Jamie’s shift into an extended baseball metaphor demonstrates where the idea of a protocol begins to break down, although that was not his intention. Reading and writing are learned through repetition, following linguistic rules both general and specific, which one could compare to learning a sport (or a series of flag signals), but once basic competency is obtained are there “protocols” for interpreting texts? What Jamie discusses, and what many authors describe when looking at SF protocols, are not formal rules (an “A” is shaped like this; a sentence has a subject, verb, and often objects, etc.) but responses and strategies that people use to make sense of and engage what the rules produce. Cultural knowledge, social learning, and creative thinking skills are all employed in Jamie’s example. You do not learn how to read SF via a set of strict regulations, but by talking to others, applying accrued knowledge, and by learning how to pick up clues in the text, clues that sometimes echo commonly-understood meanings, but at other times try to make new or reworked meanings. As Jamie puts it, ” I read lots and lots of stuff, often confused, but eventually catching on.” This is not the discovery of rules but the composition of meaning from a variety of sources.
What Jamie describes is not how a protocol works. The process of reading literature he gives us (and that I see in many other discussions of readings SF) is more of an ethnographic endeavor. You enter a new cultural context, situate yourself as you go deeper into it, look for indicators of what words signify and how they relate to potentially larger meanings and ideas. Some texts have indicators that are easy to identify and that make you feel comfortable, that allow you to navigate through the narrative without a lot of stopping to wonder what’s going on. Some set commonplace meanings against each other, or invert them, or suggest multivalent formulations. Still others unmoor commonplace referents and situate them in relationships to one another that require the reader to create unobvious interpretations or to search for patterns and evidence within the narrative for innovative or uncommon meanings. Some texts create a sense of culture shock, while others create a subtler sense of displacement or subvert assumptions, all in the service of marking the text as different.
Those senses of difference are signaled in many ways, from the employment of counter-realistic imagery (such as Delany’s famous example of suns) to the explicit invocation of genre conventions. Sometimes this signaling mimics a type of difference that the reader has encountered before; in other instances the text may contain an innovation or disjuncture designed to pull the reader away from the familiar and towards. How this is communicated to the reader is through a step away from the quotidian, a discursive motion that has not exact rules. This is what can make fantastika exciting, this shift into the potentially unknown or strange that calls not just on knowledge or experience but on our capacity to fantasize, to conjure pretense in a textual environment that provides conceptual space for active imagining.
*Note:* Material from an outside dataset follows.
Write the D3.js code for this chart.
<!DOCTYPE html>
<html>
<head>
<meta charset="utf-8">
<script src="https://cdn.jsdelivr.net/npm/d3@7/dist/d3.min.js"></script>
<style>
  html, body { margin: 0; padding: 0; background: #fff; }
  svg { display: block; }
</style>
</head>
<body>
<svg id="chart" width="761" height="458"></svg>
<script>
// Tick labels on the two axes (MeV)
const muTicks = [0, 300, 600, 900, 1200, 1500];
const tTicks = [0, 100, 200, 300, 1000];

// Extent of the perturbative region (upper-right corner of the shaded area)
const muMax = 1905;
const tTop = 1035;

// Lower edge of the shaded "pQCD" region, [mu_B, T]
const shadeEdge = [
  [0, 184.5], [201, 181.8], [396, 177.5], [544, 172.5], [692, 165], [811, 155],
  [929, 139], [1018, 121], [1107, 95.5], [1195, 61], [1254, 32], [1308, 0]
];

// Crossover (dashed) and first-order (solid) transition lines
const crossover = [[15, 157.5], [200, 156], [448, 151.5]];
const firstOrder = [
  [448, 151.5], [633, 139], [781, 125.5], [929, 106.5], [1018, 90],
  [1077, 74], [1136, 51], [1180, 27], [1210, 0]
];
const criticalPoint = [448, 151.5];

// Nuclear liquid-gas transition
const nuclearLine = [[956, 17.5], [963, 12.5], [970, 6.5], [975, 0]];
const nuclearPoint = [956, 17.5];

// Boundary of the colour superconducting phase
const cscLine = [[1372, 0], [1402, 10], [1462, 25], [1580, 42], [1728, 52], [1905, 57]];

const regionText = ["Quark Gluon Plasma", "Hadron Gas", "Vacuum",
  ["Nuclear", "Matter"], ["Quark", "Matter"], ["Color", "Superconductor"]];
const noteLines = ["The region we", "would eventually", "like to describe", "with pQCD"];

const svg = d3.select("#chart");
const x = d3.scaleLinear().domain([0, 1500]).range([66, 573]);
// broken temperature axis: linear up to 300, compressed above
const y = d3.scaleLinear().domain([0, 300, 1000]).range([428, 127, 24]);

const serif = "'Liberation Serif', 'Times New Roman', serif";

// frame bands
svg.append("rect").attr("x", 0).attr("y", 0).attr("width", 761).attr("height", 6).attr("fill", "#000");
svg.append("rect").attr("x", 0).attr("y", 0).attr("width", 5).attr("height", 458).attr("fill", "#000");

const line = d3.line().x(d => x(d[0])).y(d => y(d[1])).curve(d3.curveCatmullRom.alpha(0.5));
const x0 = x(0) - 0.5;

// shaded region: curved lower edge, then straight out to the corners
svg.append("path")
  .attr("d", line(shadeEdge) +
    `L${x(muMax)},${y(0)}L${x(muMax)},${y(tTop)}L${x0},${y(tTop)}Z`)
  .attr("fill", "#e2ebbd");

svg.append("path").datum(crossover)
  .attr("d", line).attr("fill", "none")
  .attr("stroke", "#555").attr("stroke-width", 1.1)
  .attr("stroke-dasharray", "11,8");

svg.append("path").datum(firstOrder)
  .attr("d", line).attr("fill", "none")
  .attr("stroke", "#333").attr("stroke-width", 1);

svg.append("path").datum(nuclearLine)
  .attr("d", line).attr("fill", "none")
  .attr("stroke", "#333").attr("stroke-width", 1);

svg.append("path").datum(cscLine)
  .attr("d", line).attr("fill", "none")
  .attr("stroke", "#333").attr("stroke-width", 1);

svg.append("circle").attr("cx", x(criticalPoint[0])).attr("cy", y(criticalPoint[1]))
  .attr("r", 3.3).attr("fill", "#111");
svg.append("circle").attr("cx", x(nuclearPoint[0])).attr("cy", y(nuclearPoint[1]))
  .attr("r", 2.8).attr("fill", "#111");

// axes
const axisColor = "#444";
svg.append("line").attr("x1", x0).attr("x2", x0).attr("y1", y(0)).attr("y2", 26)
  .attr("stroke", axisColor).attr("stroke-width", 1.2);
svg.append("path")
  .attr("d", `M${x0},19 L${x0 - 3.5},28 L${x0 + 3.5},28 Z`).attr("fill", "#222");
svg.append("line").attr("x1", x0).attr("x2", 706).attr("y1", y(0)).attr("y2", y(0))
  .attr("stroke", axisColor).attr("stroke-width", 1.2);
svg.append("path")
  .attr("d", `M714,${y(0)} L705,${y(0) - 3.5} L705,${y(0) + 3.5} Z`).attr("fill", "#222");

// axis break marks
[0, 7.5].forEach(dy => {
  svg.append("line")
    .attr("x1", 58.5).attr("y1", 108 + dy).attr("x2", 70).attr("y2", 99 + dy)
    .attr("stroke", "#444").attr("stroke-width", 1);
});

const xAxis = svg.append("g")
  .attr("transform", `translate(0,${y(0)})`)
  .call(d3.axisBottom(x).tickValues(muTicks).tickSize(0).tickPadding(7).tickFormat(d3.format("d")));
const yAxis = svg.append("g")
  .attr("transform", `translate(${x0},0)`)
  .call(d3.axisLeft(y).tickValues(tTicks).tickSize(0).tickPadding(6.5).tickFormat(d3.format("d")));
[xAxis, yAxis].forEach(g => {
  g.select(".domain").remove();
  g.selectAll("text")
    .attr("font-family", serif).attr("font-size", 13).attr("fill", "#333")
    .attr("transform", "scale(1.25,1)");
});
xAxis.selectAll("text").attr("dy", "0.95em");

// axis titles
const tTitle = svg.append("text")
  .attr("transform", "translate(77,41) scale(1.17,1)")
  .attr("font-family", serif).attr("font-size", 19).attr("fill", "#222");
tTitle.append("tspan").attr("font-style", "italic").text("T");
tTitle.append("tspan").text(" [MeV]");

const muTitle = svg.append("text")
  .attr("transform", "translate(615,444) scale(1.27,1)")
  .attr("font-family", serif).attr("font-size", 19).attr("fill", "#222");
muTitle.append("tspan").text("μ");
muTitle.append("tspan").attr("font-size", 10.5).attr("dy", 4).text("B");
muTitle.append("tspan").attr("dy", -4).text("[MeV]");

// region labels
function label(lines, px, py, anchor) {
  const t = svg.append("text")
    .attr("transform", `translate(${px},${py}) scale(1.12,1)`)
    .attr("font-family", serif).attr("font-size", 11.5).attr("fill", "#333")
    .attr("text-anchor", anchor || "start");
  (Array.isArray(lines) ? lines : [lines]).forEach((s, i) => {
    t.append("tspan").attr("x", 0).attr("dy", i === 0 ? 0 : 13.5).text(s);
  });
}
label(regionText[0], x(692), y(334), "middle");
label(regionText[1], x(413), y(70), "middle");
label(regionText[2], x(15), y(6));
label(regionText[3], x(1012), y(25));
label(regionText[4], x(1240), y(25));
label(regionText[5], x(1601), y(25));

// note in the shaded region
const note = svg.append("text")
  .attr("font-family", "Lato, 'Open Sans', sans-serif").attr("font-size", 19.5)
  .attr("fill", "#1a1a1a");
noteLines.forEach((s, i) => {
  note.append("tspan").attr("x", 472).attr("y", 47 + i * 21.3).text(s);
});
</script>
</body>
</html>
Reading is a process of fantasization; we employ our imaginations to take the meanings we garner from symbols and make sense out of them. But what does it mean “to make sense” of them? The word sense is used to articulate both means of perception and the interpretation one inculcates from the input of one’s perception. Here again the notion of protocol seems unproductive, masking specifics by presenting a generalized idea of process. What many users of the term seem to mean when they apply it to SF is a recognition of rules and customs that assist them in navigating ostensibly otherwise unfathomable texts.
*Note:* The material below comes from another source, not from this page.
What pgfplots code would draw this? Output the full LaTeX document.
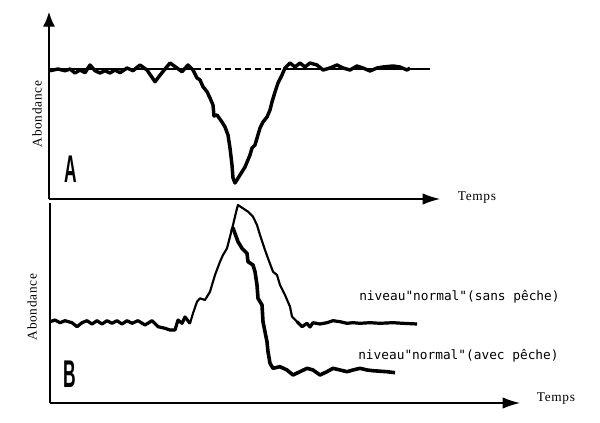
\documentclass[border=0pt]{standalone}
\usepackage{pgfplots}
\pgfplotsset{compat=1.18}
\usepackage{graphicx}
\usetikzlibrary{arrows.meta}
\usepackage{fontspec}
\setmainfont{Liberation Serif}
\newfontfamily\labfont[LetterSpace=5]{Liberation Serif}
\newfontfamily\typfont{DejaVu Sans Mono}
\newfontfamily\bigfont{Liberation Sans}
\begin{document}
\begin{tikzpicture}[x=1pt,y=1pt]
\useasboundingbox (0,0) rectangle (450,316.5);
% ---------------- Panel A ----------------
\begin{axis}[at={(36.75pt,167.25pt)}, anchor=origin, scale only axis,
  width=293.25pt, height=140.25pt, xmin=0, xmax=391, ymin=0, ymax=187,
  axis lines=left, ticks=none, clip=false,
  axis line style={line width=0.9pt},
  x axis line style={-{Latex[length=13pt,width=8.5pt]}},
  y axis line style={-{Latex[length=11pt,width=9pt]}}]
\addplot[line width=0.9pt] coordinates {(0,130) (146,130)};
\addplot[line width=0.9pt, dash pattern=on 4.5pt off 3pt] coordinates {(146,130) (241,130)};
\addplot[line width=0.9pt] coordinates {(241,130) (381,130)};
\addplot[line width=2.6pt, line join=round] coordinates {
(1,128.3) (9,130) (16,128.3) (21,130) (26,126) (31,129) (36,126.3) (41,134)
(46,128.3) (51,126) (56,128.3) (61,126) (66,129) (71,126.3) (78,131) (84,128.3)
(91,134) (98,129) (106,117.3) (113,126.3) (121,136) (128,131) (133,127.3) (139,134)
(144,129) (148,121) (151,119) (154,112.3) (158,107.3) (161,101) (164,94) (165,83)
(168,84) (173,77) (176,72) (179,64) (181,51) (183,34) (184,21) (186,16)
(191,24) (196,32) (201,44) (203,51) (206,54) (211,71) (214,77) (218,82)
(221,89) (223,97) (226,107) (229,116) (233,124) (236,131) (241,136) (246,132)
(251,136) (256,132) (261,136) (268,134) (274,129) (281,131) (288,134) (294,131)
(301,129) (308,133) (314,131) (321,128) (328,131) (334,132) (344,133) (351,132)
(358,129) (361,131)};
\node[rotate=90, font=\labfont\fontsize{10}{12}\selectfont] at (axis cs:-12,85) {Abondance};
\node[font=\labfont\fontsize{10}{12}\selectfont] at (axis cs:428,1) {Temps};
\node[font=\bigfont\bfseries\fontsize{29}{29}\selectfont] at (axis cs:22,30) {\scalebox{0.45}[1]{A}};
\end{axis}
% ---------------- Panel B ----------------
\begin{axis}[at={(37.5pt,14.25pt)}, anchor=origin, scale only axis,
  width=352.5pt, height=150pt, xmin=0, xmax=470, ymin=0, ymax=200,
  axis lines=left, ticks=none, clip=false,
  axis line style={line width=0.9pt},
  x axis line style={-{Latex[length=13pt,width=8.5pt]}},
  y axis line style={-}]
% sans peche (full curve)
\addplot[line width=1.6pt, line join=round] coordinates {
(0,81.3) (5,83) (10,80.3) (15,82.3) (22,80.3) (27,76.3) (32,80.3) (37,82.3)
(42,79) (47,82.3) (52,79) (57,82.3) (62,79.7) (67,82.3) (72,79) (77,82.3)
(82,79.7) (88,82.3) (95,78) (102,82.3) (108,76.3) (115,74.7) (120,73) (125,73)
(128,83) (132,79.7) (135,86) (140,79.7) (143,89.7) (147,101.3) (150,104.7) (155,103)
(160,111.3) (165,128) (170,141.3) (173,148) (177,154.7) (180,166.3) (183,178) (187,194.7)
(188,198) (193,194.7) (198,191.3) (203,186.3) (207,178) (210,168) (215,153) (218,144.7)
(223,131.3) (227,128) (230,118) (235,108) (240,96.3) (242,86.3) (247,81.3) (252,76.3)
(257,79.7) (260,76) (263,80.3) (270,79) (277,80.3) (283,82.3) (290,81.3) (297,79.7)
(303,80.3) (310,79.7) (320,80.3) (330,79.7) (343,80.3) (353,79.7) (367,79)};
% thick overlays: common baseline and tail of the sans peche curve
\addplot[line width=2.4pt, line join=round] coordinates {
(0,81.3) (5,83) (10,80.3) (15,82.3) (22,80.3) (27,76.3) (32,80.3) (37,82.3)
(42,79) (47,82.3) (52,79) (57,82.3) (62,79.7) (67,82.3) (72,79) (77,82.3)
(82,79.7) (88,82.3) (95,78) (102,82.3) (108,76.3) (115,74.7) (120,73) (125,73)
(128,83) (132,79.7) (135,86) (140,79.7)};
\addplot[line width=2.4pt, line join=round] coordinates {
(247,81.3) (252,76.3) (257,79.7) (260,76) (263,80.3) (270,79) (277,80.3) (283,82.3)
(290,81.3) (297,79.7) (303,80.3) (310,79.7) (320,80.3) (330,79.7) (343,80.3) (353,79.7) (367,79)};
% avec peche (thick descent)
\addplot[line width=2.7pt, line join=round] coordinates {
(182,172) (183,175) (188,161.3) (192,154.7) (197,149.7) (198,141.3) (203,138) (205,131.3)
(207,118) (208,104.7) (212,98) (213,81.3) (217,61.3) (218,51.3) (220,39.7) (223,34.7)
(230,36.3) (237,33) (243,28) (250,31.3) (257,34.7) (263,33) (270,28) (277,31.3)
(283,34.7) (290,33) (297,31.3) (303,33) (310,34.7) (317,33) (323,32.3) (337,31.3) (345,30.3)};
\node[rotate=90, font=\labfont\fontsize{10}{12}\selectfont] at (axis cs:-18,96) {Abondance};
\node[font=\labfont\fontsize{10}{12}\selectfont] at (axis cs:506,4) {Temps};
\node[font=\bigfont\bfseries\fontsize{29}{29}\selectfont] at (axis cs:20,29) {\scalebox{0.45}[1]{B}};
\node[anchor=west, inner sep=0pt, font=\typfont\fontsize{9.6}{11}\selectfont] at (axis cs:309,106) {niveau"normal"(sans pêche)};
\node[anchor=west, inner sep=0pt, font=\typfont\fontsize{9.6}{11}\selectfont] at (axis cs:308,47) {niveau"normal"(avec pêche)};
\end{axis}
\end{tikzpicture}
\end{document}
A protocol is designed to create a reproducible effect, to fulfill a set goal. You use a protocol to troubleshoot a computer program or establish a diplomatic relationship. Reading protocols in education are surveys or exercises designed to bring students to a specific conclusion. What Delany and Walton and the rest of us are talking about is not a protocol. The process is too social and subjective, too whimsical and fraught. There is no single road-map that shows us how to arrive at the same destination of comprehension. In fact, the notion of established protocols seems at odds with both the ways we attempt to theorize the reading of SF and how we often describe our own grasp of reading fantastika.
We don’t learn to read SF according to a printout of rules. Protocols are about precision, about following exact steps to the same end every time. What we describe when we talk about reading SF is not a rigid procedure designed to produce the same effect every time; it is the deployment of resemblances, of suggestions, even of novelty or alterity. In the introduction to The Wesleyan Anthology of Science Fiction, for example, the volume’s editors characterize reading protocols in SF as “the approaches required for understanding the genre.” They go on to discuss Delany’s idea of subjunctivity and Marc Angenot’s theory of the absent paradigm. What is immediately obvious in the discussion of these ideas is that neither one provides a set protocol. Angenot’s concept “challenge(s) the reader’s imagination to construct a new and different world out of scattered hints and clues,” while Delany’s is about “linguistic openness and indeterminacy.” Neither is a blueprint for comprehending an SFnal text.
The manner in which the term “protocol” is used ends up being more of a fictive gloss, a story about the highly significant, distinctive, and wondrous way that SF readers engage with the fiction they love. The tale of the protocol is one of a quest, a sort of hero’s journey into a more profound literary universe. There is a sense of initiation, of becoming an SF reader, of becoming part of the culture, of learning esoteric knowledge that others do not possess. There is a measure of truth to these ideas, I believe, but the valorization that undergirds this story, of the heady iconoclasm of reading SF, seems to raise it above all other ways of understanding literature and mark the SF reader as a trailblazing explorer in literature. I think this aspect of using protocol is the most problematic, because it makes the reading of SF less an act of imagination and more the inculcation of an identity, and takes us away from the literature whose power we are trying to understand. The act of reading relies on identity as its anchorage, but when we exoticize that identity, when we characterize that act of reading so exceptionally, we lose sight of the fact that the pure object it refers to is impure, contested, and often more explicable than we would like to admit.